The problem with Holden isn’t that he’s a whiny immature little shit. It’s that he doesn’t understand anything. There’s a big difference between seeing that stuff is phony, and merely calling stuff ‘phony’ because you don’t like it. And Holden just does the latter.
Maybe a total “conversion experience” on my part – conviction by the time I was getting near the end of the book, that Twain could do no wrong as regards this particular work; but I found Tom’s nonsense about pretending that they were heroes on a perilous mission a la Monte Cristo, to free and spirit away the prisoner Jim, wonderful laugh-fodder. (Plus, as per your words above, it being pointed up that Tom is still fundamentally a kid – Huck has been going through a rough initiation into the ways of the adult world.)

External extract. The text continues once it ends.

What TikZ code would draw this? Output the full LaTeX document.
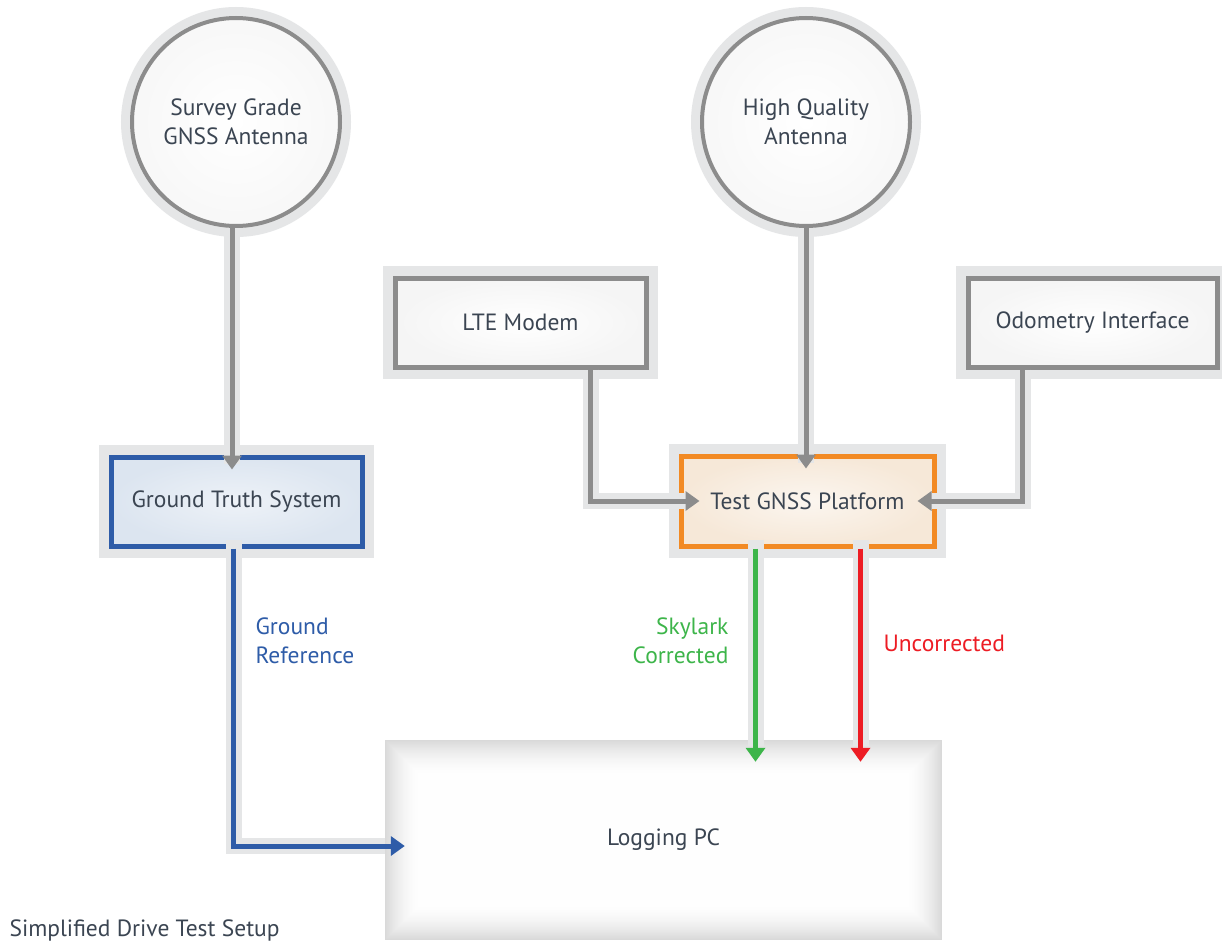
\documentclass[tikz,border=0pt]{standalone}
\usepackage{fontspec}
\setmainfont{PT Sans}
\usetikzlibrary{arrows.meta,calc}
\definecolor{txt}{HTML}{3B4552}
\definecolor{lgray}{HTML}{8C8C8C}
\definecolor{halo}{HTML}{E5E6E7}
\definecolor{blu}{HTML}{2E5CA8}
\definecolor{grn}{HTML}{3DB54A}
\definecolor{rd}{HTML}{ED1C24}
\definecolor{org}{HTML}{F28A24}
\definecolor{gtfill}{HTML}{DCE5F0}
\definecolor{tgfill}{HTML}{F6E8D8}
\tikzset{
  lbl/.style={font=\fontsize{23.5}{29}\selectfont, text=txt, align=center},
  ant/.style={lbl, circle, minimum size=208, draw=lgray, line width=4,
    inner color=white, outer color=black!3,
    preaction={draw=halo, line width=22}},
  gbox/.style={lbl, rectangle, minimum width=251, minimum height=89, line width=5,
    preaction={draw=halo, line width=24}},
  conn/.style={line width=5, -{Triangle[length=14pt,width=19pt]}},
  halopath/.style={line width=16, draw=halo},
}
\begin{document}
\begin{tikzpicture}[x=1pt,y=-1pt]
\useasboundingbox (0,0) rectangle (1222,942);
\fill[white] (0,0) rectangle (1222,942);
% Logging PC glow
\foreach \i in {0,...,40} {
  \pgfmathsetmacro\c{max(0.5,15*(1-\i/40)^2)}
  \fill[black!\c] (385+\i,740+\i) rectangle (942-\i,940-\i);
}
% nodes
\node[ant] (ant1) at (236,122) {Survey Grade\\GNSS Antenna};
\node[ant] (ant2) at (806,122) {High Quality\\Antenna};
\node[gbox, draw=lgray, inner color=white, outer color=black!4] (lte) at (520.5,322.5) {LTE Modem};
\node[gbox, draw=lgray, inner color=white, outer color=black!4, minimum width=249] (odo) at (1092.5,322.5) {Odometry Interface};
\node[gbox, draw=blu, inner color=gtfill!50, outer color=gtfill] (gts) at (236.5,501.5) {Ground Truth System};
\node[gbox, draw=org, inner color=tgfill!40, outer color=tgfill, minimum width=253, minimum height=90] (tgp) at (807.5,501) {Test GNSS Platform};
\node[lbl, minimum width=557, minimum height=200] (lpc) at (663.5,840) {Logging PC};
% halos of connectors
\draw[halopath] ([xshift=-4]ant1.south) -- ([xshift=-4,yshift=-9]ant1.south |- gts.north);
\draw[halopath] (ant2.south) -- ([yshift=-9]ant2.south |- tgp.north);
\draw[halopath] ([xshift=70]lte.south) |- ([xshift=9]tgp.west);
\draw[halopath] ([xshift=-70]odo.south) |- ([xshift=-9]tgp.east);
\draw[halopath] ([xshift=-52,yshift=9]tgp.south) -- ([xshift=-52,yshift=-6]tgp.south |- lpc.north);
\draw[halopath] ([xshift=53,yshift=9]tgp.south) -- ([xshift=53,yshift=-6]tgp.south |- lpc.north);
\draw[halopath] ([xshift=-3,yshift=9]gts.south) |- ([yshift=-6]lpc.west);
% connectors
\draw[conn, lgray, shorten >=-15] ([xshift=-4]ant1.south) -- ([xshift=-4]ant1.south |- gts.north);
\draw[conn, lgray, shorten >=-15] (ant2.south) -- (ant2.south |- tgp.north);
\draw[conn, lgray, shorten >=-21] ([xshift=70]lte.south) |- (tgp.west);
\draw[conn, lgray, shorten >=-19] ([xshift=-70]odo.south) |- (tgp.east);
\draw[conn, grn, shorten >=-22] ([xshift=-52]tgp.south) -- ([xshift=-52]tgp.south |- lpc.north);
\draw[conn, rd, shorten >=-22] ([xshift=53]tgp.south) -- ([xshift=53]tgp.south |- lpc.north);
\draw[conn, blu, shorten >=-20] ([xshift=-3]gts.south) |- ([yshift=-6]lpc.west);
% labels
\node[lbl, text=blu, align=left, anchor=west] (gref) at (252,641) {Ground\\Reference};
\node[lbl, text=grn, align=right, anchor=east] (skc) at (732,641) {Skylark\\Corrected};
\node[lbl, text=rd, anchor=west] (unc) at (880,643) {Uncorrected};
\node[lbl, anchor=west] (cap) at (6,930) {Simplified Drive Test Setup};
\end{tikzpicture}
\end{document}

By far the most loathsome “classic” I was ever forced to read in school was Chip Delany’s Dhalgren. I didn’t even have the excuse of youth - I was coaching our school’s Academic Decathlon team that year and that was the novel assigned. All of SF to choose from and they picked that steaming pile of crap.
Outside of that one, Dickens could disappear tomorrow and the world would be a far better place.
Very, very true. It’s been awhile since I’ve read it, and forgot about that.
The Hobbit by Tolkien. Just an overrated, sprawling, dreary 400 pages.
That pretty much described my response to the first time I watched Citizen Kane.
As for Catcher in the Rye, I never cared for it even when I was a teenager myself. Having grown up in poverty I had a hard time relating to Holden at all and disliked him immensely. I found myself relating better to Old Yeller and Where the Red Fern Grows.
Best thing about Citizen Kane was this Peanuts strip (click on the strip in the upper left):
Lucy: “What are you watching?”
Linus: “Citizen Kane.”
Lucy: “I’ve seen it about ten times.”
Linus: “This is the first time I’ve ever seen it.”
Lucy: “‘Rosebud’ was his sled.”
Linus: “AAUGH!!”
I saw it once, back in college IIRC. It wasn’t bad, IMHO, but I wouldn’t bother seeing it a second time.